# Exercise instructions
Set all the material down again unchanged, without the pictures.
[start Source excerpt]
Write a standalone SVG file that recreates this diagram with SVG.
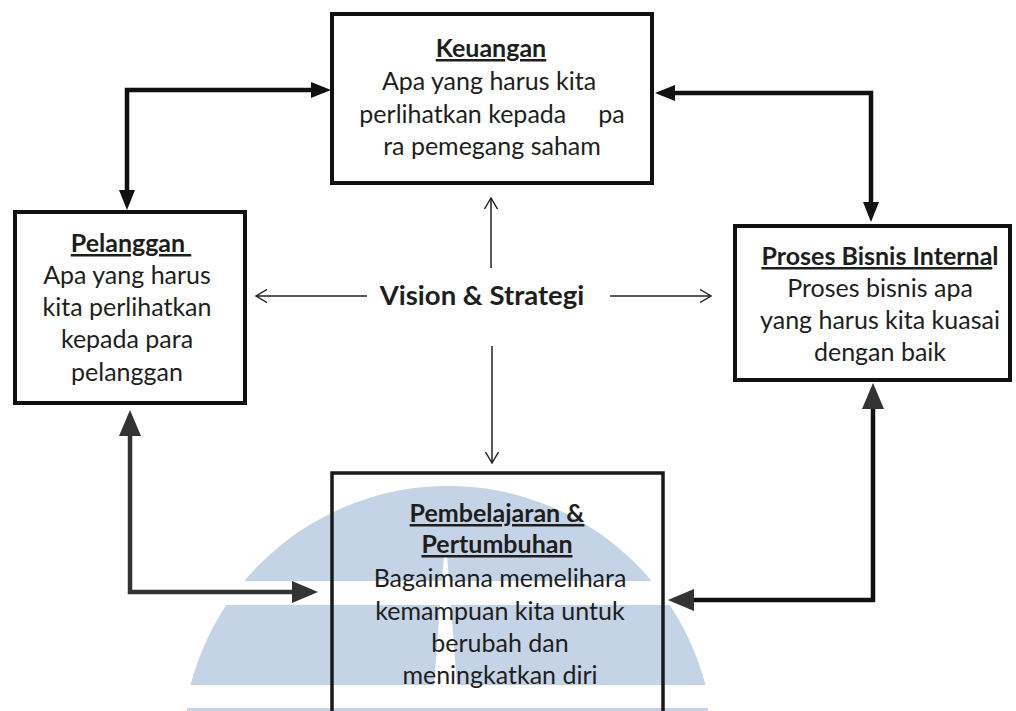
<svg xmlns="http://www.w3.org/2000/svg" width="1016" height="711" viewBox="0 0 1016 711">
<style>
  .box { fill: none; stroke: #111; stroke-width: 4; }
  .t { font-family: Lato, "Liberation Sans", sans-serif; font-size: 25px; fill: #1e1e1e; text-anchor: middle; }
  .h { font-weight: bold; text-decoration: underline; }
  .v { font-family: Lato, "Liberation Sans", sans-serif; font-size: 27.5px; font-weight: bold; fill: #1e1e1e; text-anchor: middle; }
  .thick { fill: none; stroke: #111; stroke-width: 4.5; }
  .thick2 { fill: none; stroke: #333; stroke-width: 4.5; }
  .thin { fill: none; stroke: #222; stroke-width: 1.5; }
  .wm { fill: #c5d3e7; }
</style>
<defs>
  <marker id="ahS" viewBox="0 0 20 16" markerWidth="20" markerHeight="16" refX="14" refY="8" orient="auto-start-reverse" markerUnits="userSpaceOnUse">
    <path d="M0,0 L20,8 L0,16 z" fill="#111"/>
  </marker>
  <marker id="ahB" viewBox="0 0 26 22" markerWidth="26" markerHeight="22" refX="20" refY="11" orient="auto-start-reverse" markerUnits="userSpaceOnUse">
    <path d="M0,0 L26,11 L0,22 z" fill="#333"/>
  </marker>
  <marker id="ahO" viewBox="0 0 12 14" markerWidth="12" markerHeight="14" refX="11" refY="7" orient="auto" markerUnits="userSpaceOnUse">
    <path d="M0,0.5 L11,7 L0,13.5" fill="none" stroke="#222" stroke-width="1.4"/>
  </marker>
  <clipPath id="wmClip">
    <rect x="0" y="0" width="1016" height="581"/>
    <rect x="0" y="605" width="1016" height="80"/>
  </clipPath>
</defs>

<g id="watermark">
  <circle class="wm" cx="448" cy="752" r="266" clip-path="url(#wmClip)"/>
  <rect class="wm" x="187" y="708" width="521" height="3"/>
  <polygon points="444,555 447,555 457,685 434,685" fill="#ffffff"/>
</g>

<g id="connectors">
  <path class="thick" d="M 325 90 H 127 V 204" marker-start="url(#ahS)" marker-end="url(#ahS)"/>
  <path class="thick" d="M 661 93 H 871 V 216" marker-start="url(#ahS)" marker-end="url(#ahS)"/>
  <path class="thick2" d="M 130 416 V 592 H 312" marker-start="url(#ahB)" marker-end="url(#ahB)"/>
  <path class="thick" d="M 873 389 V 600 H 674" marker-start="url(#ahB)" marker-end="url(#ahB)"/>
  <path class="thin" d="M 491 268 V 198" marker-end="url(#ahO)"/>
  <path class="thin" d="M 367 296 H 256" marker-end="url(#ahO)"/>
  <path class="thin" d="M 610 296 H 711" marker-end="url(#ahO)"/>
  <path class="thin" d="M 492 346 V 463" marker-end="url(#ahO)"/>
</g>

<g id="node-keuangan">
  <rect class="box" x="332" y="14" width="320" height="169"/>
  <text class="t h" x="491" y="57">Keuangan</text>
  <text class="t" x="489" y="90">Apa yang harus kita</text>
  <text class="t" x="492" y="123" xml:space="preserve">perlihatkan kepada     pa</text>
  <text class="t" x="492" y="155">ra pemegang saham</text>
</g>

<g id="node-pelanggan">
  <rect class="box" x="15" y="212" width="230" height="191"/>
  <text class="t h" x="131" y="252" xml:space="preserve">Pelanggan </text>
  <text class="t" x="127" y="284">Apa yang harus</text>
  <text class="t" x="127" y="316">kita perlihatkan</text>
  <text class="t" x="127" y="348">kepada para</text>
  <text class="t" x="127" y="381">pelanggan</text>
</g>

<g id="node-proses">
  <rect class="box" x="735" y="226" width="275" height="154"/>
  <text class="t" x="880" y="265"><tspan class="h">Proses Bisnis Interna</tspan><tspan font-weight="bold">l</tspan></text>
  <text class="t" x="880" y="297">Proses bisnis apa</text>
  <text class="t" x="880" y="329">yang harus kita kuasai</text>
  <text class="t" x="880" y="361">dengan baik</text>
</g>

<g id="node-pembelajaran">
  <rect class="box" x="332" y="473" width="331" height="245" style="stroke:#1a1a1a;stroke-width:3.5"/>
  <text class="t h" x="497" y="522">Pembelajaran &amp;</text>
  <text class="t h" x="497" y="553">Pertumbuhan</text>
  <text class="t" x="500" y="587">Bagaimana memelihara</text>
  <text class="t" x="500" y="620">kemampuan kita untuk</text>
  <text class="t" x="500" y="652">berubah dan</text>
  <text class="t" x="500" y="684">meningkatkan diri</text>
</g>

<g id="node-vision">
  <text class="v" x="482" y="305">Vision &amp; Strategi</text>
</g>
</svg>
[end Source excerpt]
# Answer to the task
Write a standalone SVG file that recreates this diagram with SVG.
<svg xmlns="http://www.w3.org/2000/svg" width="1016" height="711" viewBox="0 0 1016 711">
<style>
  .box { fill: none; stroke: #111; stroke-width: 4; }
  .t { font-family: Lato, "Liberation Sans", sans-serif; font-size: 25px; fill: #1e1e1e; text-anchor: middle; }
  .h { font-weight: bold; text-decoration: underline; }
  .v { font-family: Lato, "Liberation Sans", sans-serif; font-size: 27.5px; font-weight: bold; fill: #1e1e1e; text-anchor: middle; }
  .thick { fill: none; stroke: #111; stroke-width: 4.5; }
  .thick2 { fill: none; stroke: #333; stroke-width: 4.5; }
  .thin { fill: none; stroke: #222; stroke-width: 1.5; }
  .wm { fill: #c5d3e7; }
</style>
<defs>
  <marker id="ahS" viewBox="0 0 20 16" markerWidth="20" markerHeight="16" refX="14" refY="8" orient="auto-start-reverse" markerUnits="userSpaceOnUse">
    <path d="M0,0 L20,8 L0,16 z" fill="#111"/>
  </marker>
  <marker id="ahB" viewBox="0 0 26 22" markerWidth="26" markerHeight="22" refX="20" refY="11" orient="auto-start-reverse" markerUnits="userSpaceOnUse">
    <path d="M0,0 L26,11 L0,22 z" fill="#333"/>
  </marker>
  <marker id="ahO" viewBox="0 0 12 14" markerWidth="12" markerHeight="14" refX="11" refY="7" orient="auto" markerUnits="userSpaceOnUse">
    <path d="M0,0.5 L11,7 L0,13.5" fill="none" stroke="#222" stroke-width="1.4"/>
  </marker>
  <clipPath id="wmClip">
    <rect x="0" y="0" width="1016" height="581"/>
    <rect x="0" y="605" width="1016" height="80"/>
  </clipPath>
</defs>

<g id="watermark">
  <circle class="wm" cx="448" cy="752" r="266" clip-path="url(#wmClip)"/>
  <rect class="wm" x="187" y="708" width="521" height="3"/>
  <polygon points="444,555 447,555 457,685 434,685" fill="#ffffff"/>
</g>

<g id="connectors">
  <path class="thick" d="M 325 90 H 127 V 204" marker-start="url(#ahS)" marker-end="url(#ahS)"/>
  <path class="thick" d="M 661 93 H 871 V 216" marker-start="url(#ahS)" marker-end="url(#ahS)"/>
  <path class="thick2" d="M 130 416 V 592 H 312" marker-start="url(#ahB)" marker-end="url(#ahB)"/>
  <path class="thick" d="M 873 389 V 600 H 674" marker-start="url(#ahB)" marker-end="url(#ahB)"/>
  <path class="thin" d="M 491 268 V 198" marker-end="url(#ahO)"/>
  <path class="thin" d="M 367 296 H 256" marker-end="url(#ahO)"/>
  <path class="thin" d="M 610 296 H 711" marker-end="url(#ahO)"/>
  <path class="thin" d="M 492 346 V 463" marker-end="url(#ahO)"/>
</g>

<g id="node-keuangan">
  <rect class="box" x="332" y="14" width="320" height="169"/>
  <text class="t h" x="491" y="57">Keuangan</text>
  <text class="t" x="489" y="90">Apa yang harus kita</text>
  <text class="t" x="492" y="123" xml:space="preserve">perlihatkan kepada     pa</text>
  <text class="t" x="492" y="155">ra pemegang saham</text>
</g>

<g id="node-pelanggan">
  <rect class="box" x="15" y="212" width="230" height="191"/>
  <text class="t h" x="131" y="252" xml:space="preserve">Pelanggan </text>
  <text class="t" x="127" y="284">Apa yang harus</text>
  <text class="t" x="127" y="316">kita perlihatkan</text>
  <text class="t" x="127" y="348">kepada para</text>
  <text class="t" x="127" y="381">pelanggan</text>
</g>

<g id="node-proses">
  <rect class="box" x="735" y="226" width="275" height="154"/>
  <text class="t" x="880" y="265"><tspan class="h">Proses Bisnis Interna</tspan><tspan font-weight="bold">l</tspan></text>
  <text class="t" x="880" y="297">Proses bisnis apa</text>
  <text class="t" x="880" y="329">yang harus kita kuasai</text>
  <text class="t" x="880" y="361">dengan baik</text>
</g>

<g id="node-pembelajaran">
  <rect class="box" x="332" y="473" width="331" height="245" style="stroke:#1a1a1a;stroke-width:3.5"/>
  <text class="t h" x="497" y="522">Pembelajaran &amp;</text>
  <text class="t h" x="497" y="553">Pertumbuhan</text>
  <text class="t" x="500" y="587">Bagaimana memelihara</text>
  <text class="t" x="500" y="620">kemampuan kita untuk</text>
  <text class="t" x="500" y="652">berubah dan</text>
  <text class="t" x="500" y="684">meningkatkan diri</text>
</g>

<g id="node-vision">
  <text class="v" x="482" y="305">Vision &amp; Strategi</text>
</g>
</svg>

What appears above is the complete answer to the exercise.